Their next paragraph summarizes their argument for nearly universal function. It’s strange because it is so orthogonal to the previous paragraph: I’d expect at least some token effort would be made to address the constraints imposed by the evolutionary perspective, but no…the authors make no effort at all to reconcile what evolutionary biologists have said with what they claim to have discovered.
That’s just weird.
Here’s their argument: most of the genome gets biochemically modified to some degree and for some of the time.
Case for Abundant Functional Genomic Elements. Genome-wide biochemical studies, including recent reports from ENCODE, have revealed pervasive activity over an unexpectedly large fraction of the genome, including noncoding and nonconserved regions and repeat elements. Such results greatly increase upper bound estimates of candidate functional sequences. Many human genomic regions previously assumed to be nonfunctional have recently been found to be teeming with biochemical activity, including portions of repeat elements, which can be bound by transcription factors and transcribed, and are thought to sometimes be exapted into novel regulatory regions. Outside the 1.5% of the genome covered by protein-coding sequence, 11% of the genome is associated with motifs in transcription factor-bound regions or high-resolution DNase footprints in one or more cell types, indicative of direct contact by regulatory proteins. Transcription factor occupancy and nucleosome-resolution DNase hypersensitivity maps overlap greatly and each cover approximately 15% of the genome. In aggregate, histone modifications associated with promoters or enhancers mark ∼20% of the genome, whereas a third of the genome is marked by modifications associated with transcriptional elongation. Over half of the genome has at least one repressive histone mark. In agreement with prior findings of pervasive transcription, ENCODE maps of polyadenylated and total RNA cover in total more than 75% of the genome.

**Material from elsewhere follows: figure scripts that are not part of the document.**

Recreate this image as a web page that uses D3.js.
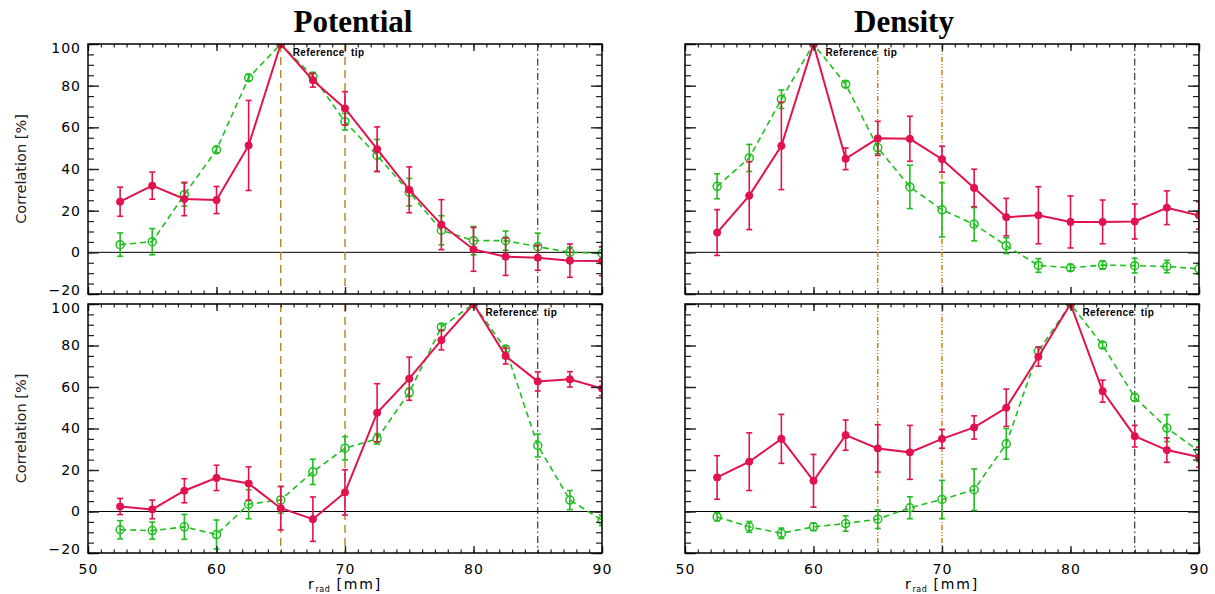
<!DOCTYPE html>
<html>
<head>
<meta charset="utf-8">
<script src="https://cdn.jsdelivr.net/npm/d3@7"></script>
<style>
  html, body { margin: 0; padding: 0; background: #fff; }
  svg { display: block; }
  .tick text { font-family: "DejaVu Sans", sans-serif; font-size: 14px; letter-spacing: 1px; fill: #000; }
</style>
</head>
<body>
<svg id="chart" width="1215" height="594"></svg>
<script>
// Radial positions of the probe (mm)
const rRad = [52.5, 55, 57.5, 60, 62.5, 65, 67.5, 70, 72.5, 75, 77.5, 80, 82.5, 85, 87.5, 90];

// Potential, reference tip at 65 mm
const potTopRed      = [24.3, 32, 25.6, 25.1, 51.3, 100, 82.6, 69.1, 49.5, 30, 13.3, 1.4, -2.1, -2.6, -4, -4.2];
const potTopRedErr   = [7, 6.5, 8, 6.5, 21.6, 0, 3.3, 8, 10.7, 11, 12, 10.5, 9, 6, 8, 7];
const potTopGreen    = [3.7, 5.1, 27.7, 49.2, 83.8, 100, 84.4, 62.7, 46.5, 28.9, 10.6, 5.6, 5.6, 2.7, 0, -0.5];
const potTopGreenErr = [5.6, 6.3, 5.5, 1.5, 1.5, 0, 2, 4, 7.7, 6.6, 7, 6.8, 4.6, 6.5, 2.5, 3];

// Density, reference tip at 60 mm
const denTopRed      = [9.5, 27.2, 51.1, 100, 44.9, 54.7, 54.5, 44.7, 30.9, 16.9, 17.8, 14.6, 14.6, 14.8, 21.4, 17.7];
const denTopRedErr   = [11, 16.3, 21, 0, 5.2, 8.2, 10.8, 6.2, 9, 9, 13.7, 12.5, 10.5, 8.4, 8.1, 6.6];
const denTopGreen    = [31.7, 45.3, 73.5, 100, 80.7, 50.3, 31.4, 20.4, 13.5, 3.2, -6.3, -7.4, -6.1, -6.4, -6.8, -7.9];
const denTopGreenErr = [6, 6.5, 4.4, 0, 1.5, 3, 10.4, 13, 8, 3.8, 3.3, 1.5, 2, 3.5, 3, 2.6];

// Potential, reference tip at 80 mm
const potBotRed      = [2.4, 1, 10, 16.2, 13.5, 1.6, -3.7, 9.2, 47.6, 64, 82.6, 100, 74.9, 62.7, 63.7, 59.3];
const potBotRedErr   = [3.9, 4.5, 5.8, 6.1, 8, 10.5, 10.7, 10.9, 14, 10.4, 4.7, 0, 3.8, 4.6, 3.7, 3.5];
const potBotGreen    = [-8.8, -9.2, -7.4, -11.1, 3.5, 5.6, 19.1, 30.5, 35, 57.4, 88.9, 100, 78.3, 31.8, 5.5, -4.2];
const potBotGreenErr = [4.4, 4.1, 6, 7, 7, 6.4, 6.1, 5.6, 2.5, 2, 1.5, 0, 1.5, 5.5, 4.6, 2.6];

// Density, reference tip at 80 mm
const denBotRed      = [16.4, 24, 35, 14.8, 36.8, 30.4, 28.5, 35, 40.5, 50, 74.6, 100, 58, 36.3, 29.6, 26.2];
const denBotRedErr   = [10.5, 13.9, 11.8, 12.7, 7.3, 11.4, 13, 4.5, 5.6, 9, 4.6, 0, 5.3, 5.2, 5.9, 4.8];
const denBotGreen    = [-2.6, -7.4, -10.5, -7.4, -5.8, -3.7, 1.8, 5.8, 10.5, 32.6, 77.3, 100, 80.2, 55, 40.2, 29.1];
const denBotGreenErr = [1.9, 2.6, 2.5, 1.8, 3.7, 4.5, 5.3, 9.2, 10, 7.4, 2, 0, 1.5, 1.8, 6.5, 5];

// Axis settings
const xDomain = [50, 90];
const yDomain = [-20, 100];
const xMajor = [50, 60, 70, 80, 90];
const xMinor = d3.range(50, 91, 1);
const yMajor = [-20, 0, 20, 40, 60, 80, 100];
const yMinor = d3.range(-20, 101, 5);

// Marker lines (mm)
const probeLines = [65, 70];
const separatrix = 85;

const titles = ["Potential", "Density"];
const yTitle = "Correlation [%]";
const refLabel = "Reference  tip";

const RED = "#e2124e";
const GREEN = "#1fbf1f";
const GOLD = "#bd8a2e";
const ORANGE = "#c98514";

const panels = [
  { col: 0, row: 0, red: potTopRed, redErr: potTopRedErr, green: potTopGreen, greenErr: potTopGreenErr, ref: 65 },
  { col: 1, row: 0, red: denTopRed, redErr: denTopRedErr, green: denTopGreen, greenErr: denTopGreenErr, ref: 60 },
  { col: 0, row: 1, red: potBotRed, redErr: potBotRedErr, green: potBotGreen, greenErr: potBotGreenErr, ref: 80 },
  { col: 1, row: 1, red: denBotRed, redErr: denBotRedErr, green: denBotGreen, greenErr: denBotGreenErr, ref: 80 }
];

const colX = [[88, 602], [685, 1199]];
const rowY = [[44, 294], [304, 553]];

const svg = d3.select("#chart");

panels.forEach((p, i) => {
  const [x0, x1] = colX[p.col];
  const [y0, y1] = rowY[p.row];
  const x = d3.scaleLinear().domain(xDomain).range([x0, x1]);
  const y = d3.scaleLinear().domain(yDomain).range([y1, y0]);
  const g = svg.append("g");

  const clipId = "clip" + i;
  svg.append("clipPath").attr("id", clipId)
    .append("rect").attr("x", x0).attr("y", y0).attr("width", x1 - x0).attr("height", y1 - y0);

  const plot = g.append("g").attr("clip-path", `url(#${clipId})`);

  // zero line
  plot.append("line")
    .attr("x1", x0).attr("x2", x1).attr("y1", y(0)).attr("y2", y(0))
    .attr("stroke", "#000").attr("stroke-width", 1);

  // probe position lines
  probeLines.forEach(v => {
    plot.append("line")
      .attr("x1", x(v)).attr("x2", x(v)).attr("y1", y0).attr("y2", y1)
      .attr("stroke", p.col === 0 ? GOLD : ORANGE)
      .attr("stroke-width", 1.5)
      .attr("stroke-dasharray", p.col === 0 ? "8,5" : "5,2,1,2,1,2");
  });
  plot.append("line")
    .attr("x1", x(separatrix)).attr("x2", x(separatrix)).attr("y1", y0).attr("y2", y1)
    .attr("stroke", "#111").attr("stroke-width", 1)
    .attr("stroke-dasharray", "7,3,1.5,3");

  const drawSeries = (vals, errs, color, filled) => {
    const pts = rRad.map((r, k) => ({ r, v: vals[k], e: errs[k] }));
    const line = d3.line().x(d => x(d.r)).y(d => y(d.v));
    plot.append("path").datum(pts)
      .attr("d", line).attr("fill", "none")
      .attr("stroke", color)
      .attr("stroke-width", filled ? 2 : 1.6)
      .attr("stroke-dasharray", filled ? null : "6,4");
    const eb = plot.append("g").attr("stroke", color).attr("stroke-width", 1.6);
    pts.filter(d => d.e > 0).forEach(d => {
      const cx = x(d.r), yt = y(d.v + d.e), yb = y(d.v - d.e);
      eb.append("line").attr("x1", cx).attr("x2", cx).attr("y1", yt).attr("y2", yb);
      eb.append("line").attr("x1", cx - 3).attr("x2", cx + 3).attr("y1", yt).attr("y2", yt);
      eb.append("line").attr("x1", cx - 3).attr("x2", cx + 3).attr("y1", yb).attr("y2", yb);
    });
    plot.append("g").selectAll("circle").data(pts).join("circle")
      .attr("cx", d => x(d.r)).attr("cy", d => y(d.v))
      .attr("r", filled ? 3.6 : 4)
      .attr("fill", filled ? color : "none")
      .attr("stroke", color).attr("stroke-width", filled ? 1 : 1.5);
  };

  drawSeries(p.green, p.greenErr, GREEN, false);
  drawSeries(p.red, p.redErr, RED, true);

  // reference tip label
  g.append("text")
    .attr("x", x(p.ref) + 12).attr("y", y0 + 12)
    .attr("font-family", "Liberation Sans, Arial, sans-serif")
    .attr("font-size", 10).attr("font-weight", "bold")
    .attr("letter-spacing", 0.4)
    .style("white-space", "pre")
    .text(refLabel);

  // axes: ticks inward on all four sides
  const showX = p.row === 1, showY = p.col === 0;
  const axes = [
    { ax: d3.axisBottom(x), tr: `translate(0,${y1})`, maj: xMajor, min: xMinor, len: 7, mlen: 3.5, lab: showX, pad: 11 },
    { ax: d3.axisTop(x), tr: `translate(0,${y0})`, maj: xMajor, min: xMinor, len: 7, mlen: 3.5, lab: false, pad: 7 },
    { ax: d3.axisLeft(y), tr: `translate(${x0},0)`, maj: yMajor, min: yMinor, len: 11, mlen: 6, lab: showY, pad: 7 },
    { ax: d3.axisRight(y), tr: `translate(${x1},0)`, maj: yMajor, min: yMinor, len: 11, mlen: 6, lab: false, pad: 7 }
  ];
  axes.forEach((a, k) => {
    const gm = g.append("g").attr("transform", a.tr)
      .call(a.ax.tickValues(a.min).tickSize(-a.mlen).tickFormat(""));
    gm.select(".domain").remove();
    gm.selectAll(".tick line").attr("stroke", "#222").attr("stroke-width", 1.2);
    const gM = g.append("g").attr("transform", a.tr)
      .call(a.ax.tickValues(a.maj).tickSize(-a.len).tickPadding(a.pad)
        .tickFormat(a.lab ? d3.format("") : ""));
    gM.select(".domain").remove();
    gM.selectAll(".tick line").attr("stroke", "#222").attr("stroke-width", 1.4);
    if (k === 2 && a.lab) {
      // keep the end labels inside the panel's height
      gM.selectAll(".tick text")
        .attr("dy", d => d === yDomain[1] ? "0.62em" : d === yDomain[0] ? "0.0em" : "0.32em");
    }
  });

  // frame
  g.append("rect")
    .attr("x", x0).attr("y", y0).attr("width", x1 - x0).attr("height", y1 - y0)
    .attr("fill", "none").attr("stroke", "#000").attr("stroke-width", 1.5);

  if (p.row === 0) {
    svg.append("text")
      .attr("x", p.col === 0 ? 353 : 904).attr("y", 32)
      .attr("text-anchor", "middle")
      .attr("font-family", "Liberation Serif, Times New Roman, serif")
      .attr("font-weight", "bold").attr("font-size", 31)
      .text(titles[p.col]);
  }
  if (showY) {
    svg.append("text")
      .attr("transform", `translate(26,${(y0 + y1) / 2}) rotate(-90)`)
      .attr("text-anchor", "middle")
      .attr("font-family", "DejaVu Sans, sans-serif")
      .attr("font-size", 14.5).attr("fill", "#222")
      .text(yTitle);
  }
  if (showX) {
    const t = svg.append("text")
      .attr("x", (x0 + x1) / 2).attr("y", 589)
      .attr("text-anchor", "middle")
      .attr("font-family", "DejaVu Sans, sans-serif")
      .attr("font-size", 14).attr("letter-spacing", 1.8);
    t.append("tspan").text("r");
    t.append("tspan").attr("font-size", 8).attr("dy", 3).attr("letter-spacing", 0.5).text("rad");
    t.append("tspan").attr("dy", -3).text(" [mm]");
  }
});
</script>
</body>
</html>
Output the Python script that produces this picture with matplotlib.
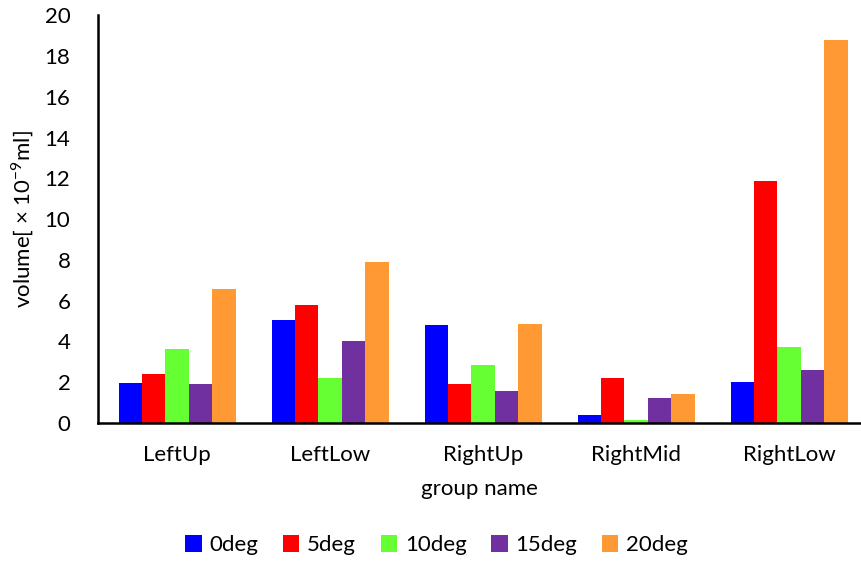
import numpy as np
import matplotlib.pyplot as plt

groups = ['LeftUp', 'LeftLow', 'RightUp', 'RightMid', 'RightLow']
series = ['0deg', '5deg', '10deg', '15deg', '20deg']
deg0 = [1.96, 5.03, 4.80, 0.38, 1.99]
deg5 = [2.39, 5.77, 1.90, 2.20, 11.89]
deg10 = [3.62, 2.20, 2.84, 0.16, 3.71]
deg15 = [1.90, 4.02, 1.58, 1.21, 2.61]
deg20 = [6.57, 7.90, 4.87, 1.44, 18.79]
colors = ['#0000FF', '#FF0000', '#66FF33', '#7030A0', '#FF9933']

plt.rcParams['font.family'] = ['Lato', 'DejaVu Sans']
fs = 16

fig = plt.figure(figsize=(8.61, 5.64), dpi=100)
ax = fig.add_axes([0.114, 0.25, 0.885, 0.723])

x = np.arange(len(groups))
w = 0.153
for i, (name, vals) in enumerate(zip(series, [deg0, deg5, deg10, deg15, deg20])):
    ax.bar(x + (i - 2) * w, vals, w, color=colors[i], label=name)

ax.set_xlim(-0.516, 4.464)
ax.set_ylim(0, 20)
ax.set_yticks(range(0, 21, 2))
ax.set_xticks(x)
ax.set_xticklabels(groups)
ax.tick_params(axis='both', length=0, labelsize=fs)
ax.tick_params(axis='y', pad=20)
ax.tick_params(axis='x', pad=16)
for s in ['top', 'right']:
    ax.spines[s].set_visible(False)
for s in ['left', 'bottom']:
    ax.spines[s].set_linewidth(1.8)
ax.set_xlabel('group name', fontsize=fs, labelpad=10)
ax.set_ylabel('volume[ × 10$^{\\mathregular{-9}}$ml]', fontsize=fs, labelpad=6)

ax.legend(loc='center', bbox_to_anchor=(0.444, -0.30), ncol=5, frameon=False,
          fontsize=fs, handlelength=0.75, handleheight=0.75, handletextpad=0.35,
          columnspacing=1.1)

fig.savefig('out.png', dpi=100)
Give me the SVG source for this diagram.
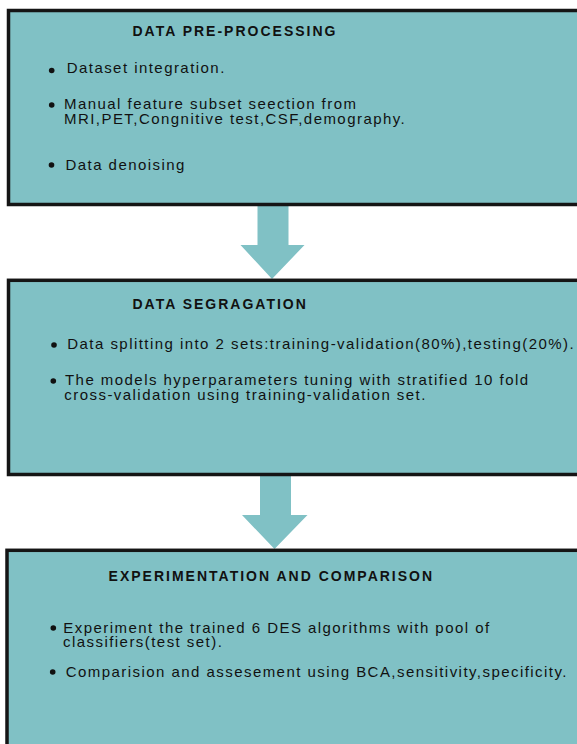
<svg xmlns="http://www.w3.org/2000/svg" width="577" height="744" viewBox="0 0 577 744">
<style>
.box{fill:#80c1c5;stroke:#151515;stroke-width:3.5}
.arrow{fill:#80c1c5}
.title{font-family:"Liberation Sans",Arial,sans-serif;font-weight:bold;font-size:14px;letter-spacing:2px;fill:#111}
.body{font-family:"Liberation Sans",Arial,sans-serif;font-size:15px;letter-spacing:1.45px;fill:#111}
.dot{fill:#111}
</style>
<rect width="577" height="744" fill="#ffffff"/>
<g id="connectors">
<polygon class="arrow" points="257.5,206 288.5,206 288.5,245 304.5,245 272,279 240.5,245 257.5,245"/>
<polygon class="arrow" points="260,476 291,476 291,515 307.5,515 274.5,549 242,515 260,515"/>
</g>
<g id="node-preprocessing">
<rect class="box" x="8.5" y="10.5" width="600" height="194"/>
<text class="title" x="132.5" y="36">DATA PRE-PROCESSING</text>
<circle class="dot" cx="51.7" cy="70.5" r="2.8"/>
<text class="body" x="66.7" y="73.3">Dataset integration.</text>
<circle class="dot" cx="51.7" cy="105" r="2.8"/>
<text class="body" x="64" y="109.3">Manual feature subset seection from</text>
<text class="body" x="64" y="124.3">MRI,PET,Congnitive test,CSF,demography.</text>
<circle class="dot" cx="51.5" cy="165" r="2.8"/>
<text class="body" x="65.5" y="170">Data denoising</text>
</g>
<g id="node-segregation">
<rect class="box" x="8.5" y="280.3" width="600" height="194.2"/>
<text class="title" x="132.5" y="309">DATA SEGRAGATION</text>
<circle class="dot" cx="54" cy="345" r="2.8"/>
<text class="body" x="67.3" y="349">Data splitting into 2 sets:training-validation(80%),testing(20%).</text>
<circle class="dot" cx="53.3" cy="381" r="2.8"/>
<text class="body" x="65" y="385">The models hyperparameters tuning with stratified 10 fold</text>
<text class="body" x="64.3" y="400">cross-validation using training-validation set.</text>
</g>
<g id="node-experimentation">
<rect class="box" x="7" y="550.3" width="600" height="220"/>
<text class="title" x="108.6" y="581">EXPERIMENTATION AND COMPARISON</text>
<circle class="dot" cx="53.3" cy="628" r="2.8"/>
<text class="body" x="63.3" y="632.7">Experiment the trained 6 DES algorithms with pool of</text>
<text class="body" x="63" y="647.3">classifiers(test set).</text>
<circle class="dot" cx="52.7" cy="672" r="2.8"/>
<text class="body" x="65.7" y="676.7">Comparision and assesement using BCA,sensitivity,specificity.</text>
</g>
</svg>
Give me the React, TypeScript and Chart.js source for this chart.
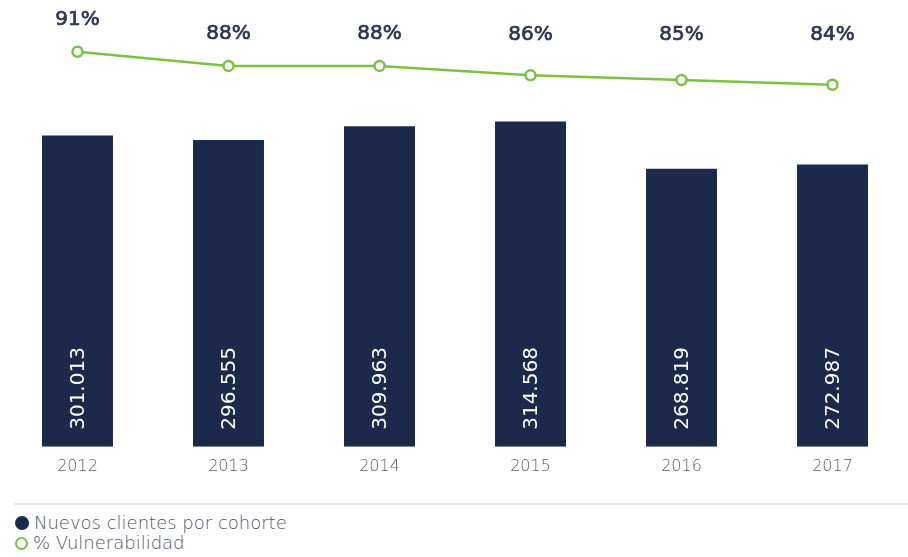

These already large fractions may be underestimates, as only a subset of cell states have been assayed. However, for multiple reasons discussed below, it remains unclear what proportion of these biochemically annotated regions serve specific functions.
That’s fine. Chunks of DNA get shut down to transcription by enzymatic modification; we’ve known that for a long time, but it’s generally regarded as evidence that that bit of DNA does not have a useful function. But to ENCODE, DNA that is silenced counts as a function. Footprint studies find that lots of bits of DNA get weakly or transiently bound by transcription factors; no surprise, it’s what you’d expect of the stochastic processes of biochemistry. Basically they’re describing behavior as functional that which is more reasonably described as noise in the system, and declaring that it trumps all the evolutionary and genetic and developmental and phylogenetic observations of the genome.
No, I’m being too charitable. They aren’t even trying to explain how that counters all the other evidence — they’re just plopping out their observations and hoping we don’t notice that they are failing to account for everything else.
I rather like Dan Graur’s dismissal of their logic.
Actually, ENCODE should have included “DNA replication” in its list of “functions,” and turn the human genome into a perfect 100% functional machine. Then, any functional element would have had a 100% of being in the ENCODE list.